## Short task
Examine the material below. Gather every line in which the string "this" appears.
>> Begin Records for the task
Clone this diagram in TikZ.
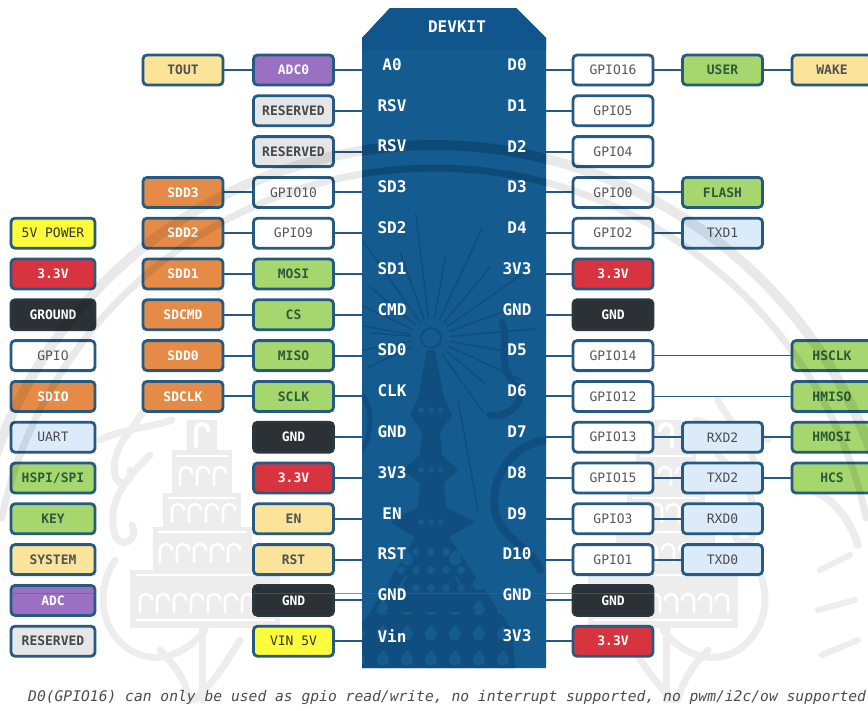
\documentclass[tikz,border=0pt]{standalone}
\usepackage{fontspec}
\setmonofont{DejaVu Sans Mono}
\definecolor{edgeblue}{HTML}{265A80}
\definecolor{chipblue}{HTML}{145C90}
\definecolor{chiptop}{HTML}{10568C}
\definecolor{chipdark}{HTML}{0F4E7E}
\definecolor{wm}{HTML}{EDEDED}
\definecolor{scanline}{HTML}{8A3F6F}
\tikzset{
  box/.style={draw=edgeblue,line width=2.8pt,rounded corners=4pt,minimum width=80pt,minimum height=30pt,inner sep=0pt,
    font=\fontsize{13}{13}\selectfont\ttfamily},
  boldlabel/.style={font=\fontsize{13}{13}\selectfont\ttfamily\bfseries},
  lightlabel/.style={boldlabel,text=white},
  gpiobox/.style={box,fill=white,text=black!65},
  sysbox/.style={box,boldlabel,fill=sysfill,text=black!68},
  resbox/.style={box,boldlabel,fill=resfill,text=black!72},
  adcbox/.style={box,lightlabel,fill=adcfill},
  sdiobox/.style={box,lightlabel,fill=sdiofill},
  spibox/.style={box,boldlabel,fill=spifill,text=spitext},
  redbox/.style={box,lightlabel,fill=redfill},
  gndbox/.style={box,lightlabel,fill=gndfill,draw=gndfill!85!edgeblue},
  pwrbox/.style={box,fill=pwrfill,text=black!80},
  uartbox/.style={box,fill=uartfill,text=black!70},
  pinlabel/.style={font=\fontsize{16}{16}\selectfont\ttfamily\bfseries,text=white,inner sep=0pt},
  wire/.style={draw=edgeblue,line width=1.9pt},
  band/.style={draw=black,opacity=.085,line cap=round},
  swirlstroke/.style={draw=wm,line width=7pt,line cap=round},
  chipstroke/.style={draw=chipdark,line cap=round},
}
\definecolor{sysfill}{HTML}{FBE39A}
\definecolor{resfill}{HTML}{E5E6E8}
\definecolor{adcfill}{HTML}{9A70C2}
\definecolor{sdiofill}{HTML}{E58B47}
\definecolor{spifill}{HTML}{A5D76E}
\definecolor{spitext}{HTML}{2F5A3A}
\definecolor{redfill}{HTML}{D8343F}
\definecolor{gndfill}{HTML}{2B3134}
\definecolor{pwrfill}{HTML}{FCFC3C}
\definecolor{uartfill}{HTML}{DCEBFA}
\newcommand{\scallops}[3]{% x start, count, y base
  \foreach \k in {1,...,#2}
    \draw[white,line width=2.6pt,line cap=round] ({#1+(\k-1)*17},#3) -- ({#1+(\k-1)*17},{#3-12}) .. controls ({#1+(\k-1)*17},{#3-20}) and ({#1+(\k-1)*17+12},{#3-20}) .. ({#1+(\k-1)*17+12},{#3-12});
}
\newcommand{\sidetower}{%
  \fill[wm] (187,420) rectangle (217,450);
  \fill[wm] (172,450) rectangle (232,493);
  \fill[wm] (163,493) rectangle (241,527);
  \fill[wm] (153,527) rectangle (252,570);
  \fill[wm] (130,570) rectangle (280,628);
  \draw[white,line width=2.4pt] (176,456) -- (228,456) (168,498) -- (236,498) (158,532) -- (247,532) (136,575) -- (275,575) (136,620) -- (275,620);
  \draw[white,line width=4pt,line cap=round] (196,446) -- (196,430) .. controls (196,422) and (208,422) .. (208,430);
  \scallops{180}{3}{485}
  \scallops{172}{4}{522}
  \scallops{160}{5}{562}
  \scallops{140}{7}{612}
  \draw[swirlstroke] (100,440) .. controls (125,428) and (150,428) .. (172,420);
  \draw[swirlstroke] (150,400) .. controls (135,430) and (110,445) .. (115,475) .. controls (118,490) and (135,480) .. (130,470);
  \draw[swirlstroke] (150,455) .. controls (130,475) and (105,500) .. (115,535) .. controls (120,550) and (140,540) .. (132,525);
  \draw[swirlstroke] (115,560) .. controls (95,590) and (100,630) .. (130,650) .. controls (160,668) and (190,650) .. (205,630);
  \draw[swirlstroke] (202,628) -- (202,700);
  \draw[swirlstroke] (240,640) .. controls (225,665) and (215,680) .. (195,700);
  \draw[swirlstroke] (160,650) .. controls (175,665) and (185,680) .. (190,700);
}
\begin{document}
\begin{tikzpicture}[x=1pt,y=-1pt]
\useasboundingbox (0,0) rectangle (868,710);
\begin{scope}
\clip (0,0) rectangle (868,710);
% --- watermark parts on the white ground
\sidetower
\begin{scope}[xshift=868pt,xscale=-1]
  \sidetower
\end{scope}
\draw[swirlstroke,line width=8pt] (812,490) .. controls (835,500) and (850,520) .. (858,545);
\draw[swirlstroke,line width=6pt] (820,570) -- (850,555) (818,610) -- (855,600) (822,655) -- (858,640);
% --- chip
\path[fill=chipblue] (362,38) -- (390,8) -- (516,8) -- (546,38) -- (546,668) -- (362,668) -- cycle;
\path[fill=chiptop] (362,38) -- (390,8) -- (516,8) -- (546,38) -- (546,50) -- (362,50) -- cycle;
\begin{scope}
\clip (362,8) rectangle (546,668);
\foreach \a/\r in {-170/70,-155/100,-140/80,-125/118,-110/90,-97/125,-80/85,-65/122,-50/92,-35/115,-20/80,-5/105,10/80,25/100,40/70,55/92,155/70,170/85,185/60}
  \draw[chipstroke,line width=1.5pt] ({431+20*cos(\a)},{338+20*sin(\a)}) -- ({431+\r*cos(\a)},{338+\r*sin(\a)});
\draw[chipstroke,line width=1.5pt] (458,400) -- (478,510);
\draw[chipstroke,line width=2pt] (431,338) circle (10);
\fill[chipdark] (427,350) -- (435,350) -- (444,398) -- (452,415) -- (440,432) -- (442,455) -- (458,470) -- (444,483) -- (446,507) -- (475,522) -- (449,537) -- (500,613) -- (512,630) -- (515,668) -- (350,668) -- (356,630) -- (370,613) -- (415,537) -- (390,522) -- (418,507) -- (420,483) -- (403,470) -- (420,455) -- (422,432) -- (410,415) -- (418,398) -- cycle;
\foreach \yy in {550,575,600,625,650}
  \foreach \xx in {-72,-48,-24,0,24,48,72}
    \fill[chipblue] ({431+\xx},\yy) .. controls ({431+\xx-9},{\yy+8}) and ({431+\xx-7},{\yy+15}) .. ({431+\xx},{\yy+15}) .. controls ({431+\xx+7},{\yy+15}) and ({431+\xx+9},{\yy+8}) .. ({431+\xx},\yy);
\fill[chipdark] (431,538) -- (476,612) -- (386,612) -- cycle;
\foreach \yy in {552,570,588}
  \foreach \xx in {-30,-15,0,15,30}
    \fill[chipblue] ({431+\xx},\yy) circle (4);
\foreach \yy in {410,470,522}
  \foreach \xx in {-10,0,10}
    \fill[chipblue] ({431+\xx},\yy) circle (3);
\draw[chipstroke,line width=7pt] (502,322) .. controls (510,345) and (495,360) .. (515,385) .. controls (530,395) and (510,420) .. (490,415);
\draw[chipstroke,line width=8pt] (546,440) .. controls (510,445) and (490,480) .. (495,510) .. controls (500,540) and (530,545) .. (540,570);
\draw[chipstroke,line width=5pt] (362,395) .. controls (375,410) and (370,440) .. (362,450);
\foreach \r/\w in {465/10,442/7}
  \draw[chipstroke,line width=\w pt,opacity=.75,line cap=butt] plot[domain=112:68,samples=24] ({434+\r*cos(\x)},{610-\r*sin(\x)});
\end{scope}
% --- named ends on the chip edge
\foreach \r in {1,...,15}{
  \pgfmathsetmacro{\yy}{70+(\r-1)*40.8}
  \coordinate (CL\r) at (362,\yy);
  \coordinate (CR\r) at (546,\yy);
}
% --- left column next to the chip
\foreach \r/\s/\t in {1/adcbox/ADC0,2/resbox/RESERVED,3/resbox/RESERVED,4/gpiobox/GPIO10,5/gpiobox/GPIO9,6/spibox/MOSI,7/spibox/CS,8/spibox/MISO,9/spibox/SCLK,10/gndbox/GND,11/redbox/3.3V,12/sysbox/EN,13/sysbox/RST,14/gndbox/GND,15/pwrbox/VIN 5V}{
  \pgfmathsetmacro{\yy}{70+(\r-1)*40.8}
  \node[\s] (L\r) at (293.5,\yy) {\t};
  \draw[wire] (L\r) -- (CL\r);
}
% --- outer left column
\foreach \r/\s/\t in {1/sysbox/TOUT,4/sdiobox/SDD3,5/sdiobox/SDD2,6/sdiobox/SDD1,7/sdiobox/SDCMD,8/sdiobox/SDD0,9/sdiobox/SDCLK}{
  \pgfmathsetmacro{\yy}{70+(\r-1)*40.8}
  \node[\s] (LL\r) at (183,\yy) {\t};
  \draw[wire] (LL\r) -- (L\r);
}
% --- right column next to the chip
\foreach \r/\s/\t in {1/gpiobox/GPIO16,2/gpiobox/GPIO5,3/gpiobox/GPIO4,4/gpiobox/GPIO0,5/gpiobox/GPIO2,6/redbox/3.3V,7/gndbox/GND,8/gpiobox/GPIO14,9/gpiobox/GPIO12,10/gpiobox/GPIO13,11/gpiobox/GPIO15,12/gpiobox/GPIO3,13/gpiobox/GPIO1,14/gndbox/GND,15/redbox/3.3V}{
  \pgfmathsetmacro{\yy}{70+(\r-1)*40.8}
  \node[\s] (R\r) at (613,\yy) {\t};
  \draw[wire] (CR\r) -- (R\r);
}
% --- second right column
\foreach \r/\s/\t in {1/spibox/USER,4/spibox/FLASH,5/uartbox/TXD1,10/uartbox/RXD2,11/uartbox/TXD2,12/uartbox/RXD0,13/uartbox/TXD0}{
  \pgfmathsetmacro{\yy}{70+(\r-1)*40.8}
  \node[\s] (RR\r) at (722.5,\yy) {\t};
  \draw[wire] (R\r) -- (RR\r);
}
% --- third right column
\pgfmathsetmacro{\yy}{70}
\node[sysbox] (W1) at (832,\yy) {WAKE};
\draw[wire] (RR1) -- (W1);
\foreach \r/\t in {8/HSCLK,9/HMISO}{
  \pgfmathsetmacro{\yy}{70+(\r-1)*40.8}
  \node[spibox] (W\r) at (832,\yy) {\t};
  \draw[wire,line width=1.2pt] (R\r) -- (W\r);
}
\foreach \r/\t in {10/HMOSI,11/HCS}{
  \pgfmathsetmacro{\yy}{70+(\r-1)*40.8}
  \node[spibox] (W\r) at (832,\yy) {\t};
  \draw[wire] (RR\r) -- (W\r);
}
% --- legend
\foreach \r/\s/\t in {5/pwrbox/5V POWER,6/redbox/3.3V,7/gndbox/GROUND,8/gpiobox/GPIO,9/sdiobox/SDIO,10/uartbox/UART,11/spibox/{HSPI/SPI},12/spibox/KEY,13/sysbox/SYSTEM,14/adcbox/ADC,15/resbox/RESERVED}{
  \pgfmathsetmacro{\yy}{70+(\r-1)*40.8}
  \node[\s,minimum width=84pt] (K\r) at (53,\yy) {\t};
}
% --- large faint bands lying over the boxes
\foreach \r/\w in {465/10,442/7}
  \draw[band,line width=\w pt] plot[domain=168:12,samples=70] ({434+\r*cos(\x)},{610-\r*sin(\x)});
% --- scan line
\draw[scanline,line width=.9pt,opacity=.7] (253,593.5) -- (654,593.5);
\draw[scanline,line width=.7pt,opacity=.5] (10,593.5) -- (96,593.5);
% --- chip text
\node[pinlabel] (title) at (457,27) {DEVKIT};
\foreach \r/\p in {1/A0,2/RSV,3/RSV,4/SD3,5/SD2,6/SD1,7/CMD,8/SD0,9/CLK,10/GND,11/3V3,12/EN,13/RST,14/GND,15/Vin}{
  \pgfmathsetmacro{\yy}{64.5+(\r-1)*40.8}
  \node[pinlabel] (PL\r) at (392,\yy) {\p};
}
\foreach \r/\p in {1/D0,2/D1,3/D2,4/D3,5/D4,6/3V3,7/GND,8/D5,9/D6,10/D7,11/D8,12/D9,13/D10,14/GND,15/3V3}{
  \pgfmathsetmacro{\yy}{64.5+(\r-1)*40.8}
  \node[pinlabel] (PR\r) at (517,\yy) {\p};
}
% --- footnote
\node[anchor=west,inner sep=0pt,text=black!70,font=\fontsize{14.65}{15}\selectfont\ttfamily\itshape] (note) at (28,697) {D0(GPIO16) can only be used as gpio read/write, no interrupt supported, no pwm/i2c/ow supported};
\end{scope}
\end{tikzpicture}
\end{document}
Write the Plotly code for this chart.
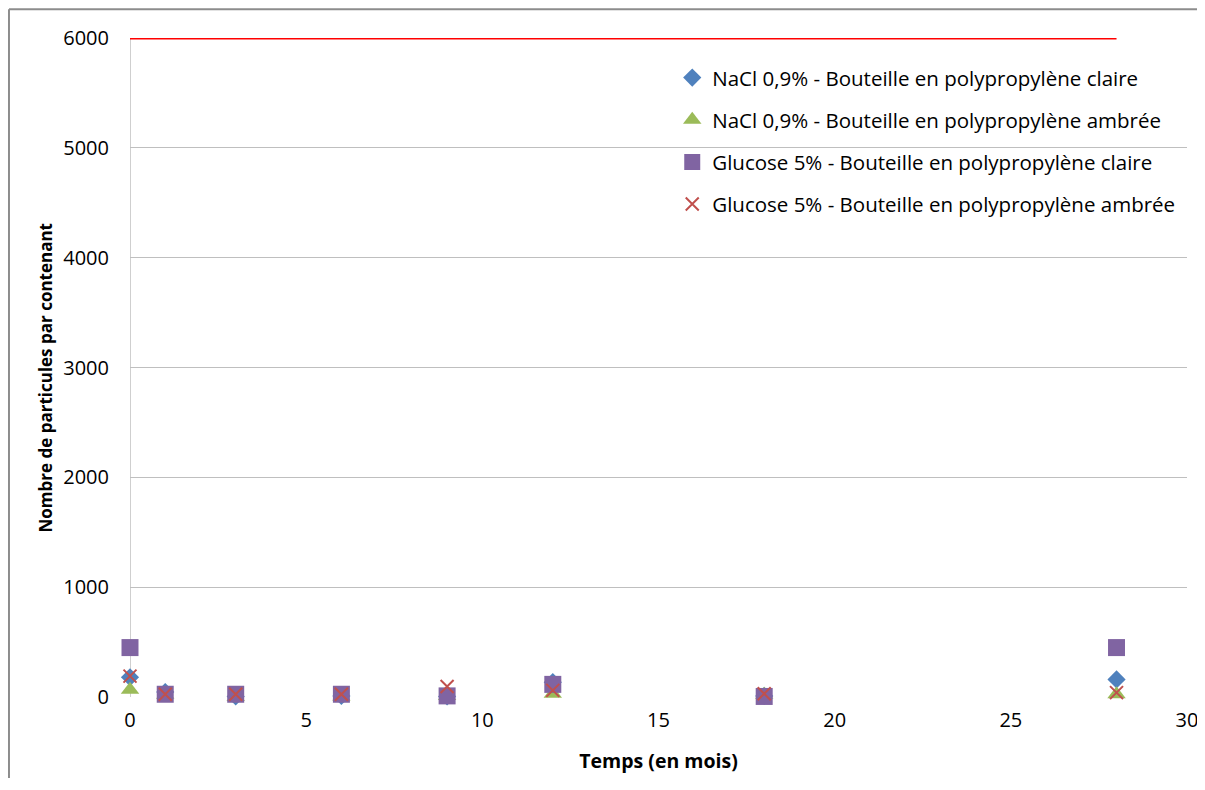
>> End Records for the task
## Exercise output
Clone this diagram in TikZ.
Write the Plotly code for this chart.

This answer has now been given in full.